Virus. Une leçon politique

Par Y_tambe — Y_tambe's file, CC BY-SA 3.0, https://commons.wikimedia.org/w/index.php?curid=51529

Par Y_tambe — Y_tambe’s file, CC BY-SA 3.0, wikimedia

*

Dans un fantastique texte du Théâtre et son double, Antonin Artaud évoque la peste comme une entité vivante, déterminée, capricieuse, intelligente. La peste est due à un bacille, mais il se peut qu’elle doive sa virulence à un virus.

De plus en plus, les scientifiques en viennent à considérer les virus comme des entités vivantes ; on a observé qu’ils étaient capables de stratégies, et de communiquer entre eux. Il y a plus de virus sur terre que d’étoiles dans l’univers, selon Car Zimmer. La plupart utiles, quelques-uns pathogènes – lesquels seraient en quelque sorte « en période d’apprentissage », ou « mal adaptés », selon Clément Gilbert : l’essence d’un virus n’est pas d’être nuisible, il ne l’est que parce qu’il n’est en quelque sorte pas fini, il n’a pas accompli son processus d’harmonisation avec le monde.

Comme je suis très fatiguée, mon organisme résiste mal aux virus. Depuis un mois et vingt jours que je suis en arrêt de travail, j’ai été deux fois terrassée par des épisodes grippaux assez violents. Celui qui est en train de se terminer s’est déroulé ainsi : tout a commencé par un soudain et banal rhume. Après s’en être pris à mon nez qu’il a fait couler comme une fontaine, le virus s’en est pris à ma gorge, qui s’est mise à gratter, enfler, devenir douloureuse, provoquer des toux ; tout en attaquant constamment la tête, accablée de migraines, il s’en est ensuite pris aux oreilles, qui ont souffert d’élancements aigus – tandis que les autres symptômes perduraient. Tout cela en l’espace de quelques heures. Entre deux suées, le ventre fut sa cible suivante, si bien que je ne pouvais plus avaler ne serait-ce qu’un verre d’eau sans le vomir. Enfin, une large éruption de gros boutons rouges sur une jambe compléta l’affaire.

À l’heure où j’écris ces mots, je dois encore lutter contre le sommeil qui m’a tenue clouée au lit pendant trois jours. Je ne le fais que parce que les symptômes sont maintenant bien affaiblis. Car je sais que c’est ce sommeil qui a permis de les affaiblir. J’ai confié ma guérison à mon corps, et il a fait ce qu’il fallait. Me faire dormir, dormir, dormir, pour le laisser se concentrer sur le travail à faire.

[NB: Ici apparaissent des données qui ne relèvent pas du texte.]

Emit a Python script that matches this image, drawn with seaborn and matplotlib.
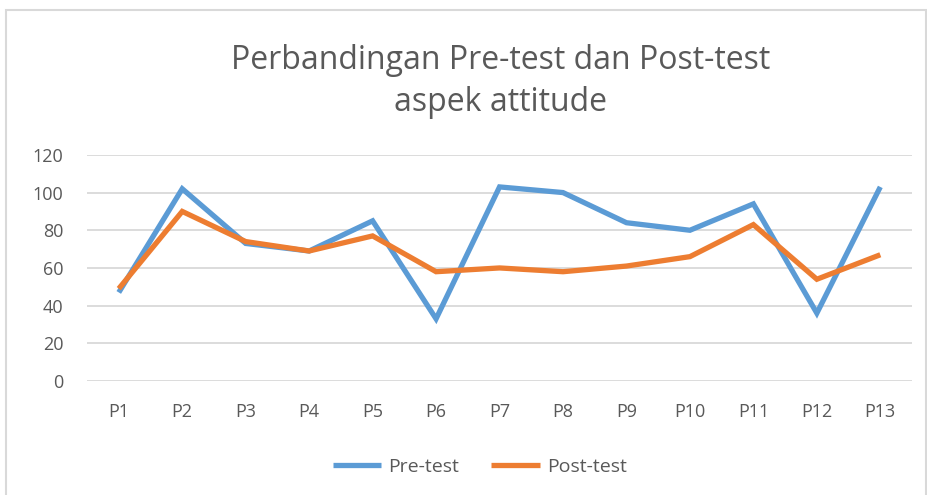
import pandas as pd
import matplotlib.pyplot as plt
import seaborn as sns
from matplotlib.patches import Rectangle

categories = ["P1", "P2", "P3", "P4", "P5", "P6", "P7", "P8", "P9", "P10", "P11", "P12", "P13"]
pre_test = [47, 102, 73, 69, 85, 33, 103, 100, 84, 80, 94, 36, 103]
post_test = [49, 90, 74, 69, 77, 58, 60, 58, 61, 66, 83, 54, 67]
series_names = ["Pre-test", "Post-test"]
y_ticks = [0, 20, 40, 60, 80, 100, 120]

df = pd.DataFrame({"peserta": categories * 2,
                   "nilai": pre_test + post_test,
                   "tes": [series_names[0]] * len(categories) + [series_names[1]] * len(categories)})
df["pos"] = df["peserta"].map({c: i for i, c in enumerate(categories)})

txt = "#595959"
sns.set_theme(style="white", rc={
    "ytick.major.pad": 17, "xtick.major.pad": 16,
    "ytick.labelsize": 13, "xtick.labelsize": 13,
    "ytick.color": txt, "xtick.color": txt,
    "ytick.major.size": 0, "xtick.major.size": 0,
})
plt.rcParams["font.family"] = ["Open Sans", "DejaVu Sans"]

fig = plt.figure(figsize=(9.28, 4.95), dpi=100)
ax = fig.add_axes([0.0938, 0.2303, 0.889, 0.4568])

sns.lineplot(data=df, x="pos", y="nilai", hue="tes", palette=["#5b9bd5", "#ed7d31"],
             linewidth=3.8, ax=ax, legend=True)
for ln in ax.get_lines():
    ln.set_solid_joinstyle("miter")
    ln.set_solid_capstyle("butt")

ax.set_xlim(-0.5, len(categories) - 0.5)
ax.set_ylim(0, 120)
ax.set_yticks(y_ticks, labels=[str(v) for v in y_ticks], fontsize=13, color=txt)
ax.set_xticks(range(len(categories)), labels=categories, fontsize=13, color=txt)
ax.yaxis.grid(True, color="#d9d9d9", linewidth=1.3)
ax.set_axisbelow(True)
for s in ax.spines.values():
    s.set_visible(False)
ax.set_xlabel("")
ax.set_ylabel("")

fig.text(0.539, 0.835, "Perbandingan Pre-test dan Post-test\naspek attitude",
         ha="center", va="center", fontsize=23, color=txt, linespacing=1.35)

handles, labels = ax.get_legend_handles_labels()
ax.legend(handles, labels, loc="center", bbox_to_anchor=(0.517, 0.057), bbox_transform=fig.transFigure,
          ncol=2, frameon=False, fontsize=14, labelcolor=txt, handlelength=2.5, columnspacing=1.65,
          handletextpad=0.36)

fig.patches.append(Rectangle((0.006, -0.01), 0.992, 0.99, transform=fig.transFigure,
                             fill=False, edgecolor="#d9d9d9", linewidth=1.5))

fig.savefig("out.png", dpi=100)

Je tire une leçon politique de ce processus. Quand un corps social est en crise (ce qui est presque toujours le cas), ce n’est pas le moment de l’accabler davantage encore par des antibiotiques et autres médicaments inutiles (comme des mesures antiterroristes massives) ni par des traitements de choc qui précipitent sa décomposition (toutes formes de libéralisations brutales selon « la stratégie du choc »). Il faut au contraire être humblement à son écoute, lui fournir les mesures de réconfort dont il a besoin pour ne pas se laisser déliter, pour avoir la force de se reconstituer et de se relever. Cela ne signifie pas être passif, ne rien faire, mais au contraire renforcer les défenses immunitaires, donner la vision de la guérison en train d’œuvrer, par le rassemblement solidaire de toutes les composantes vitales du corps social.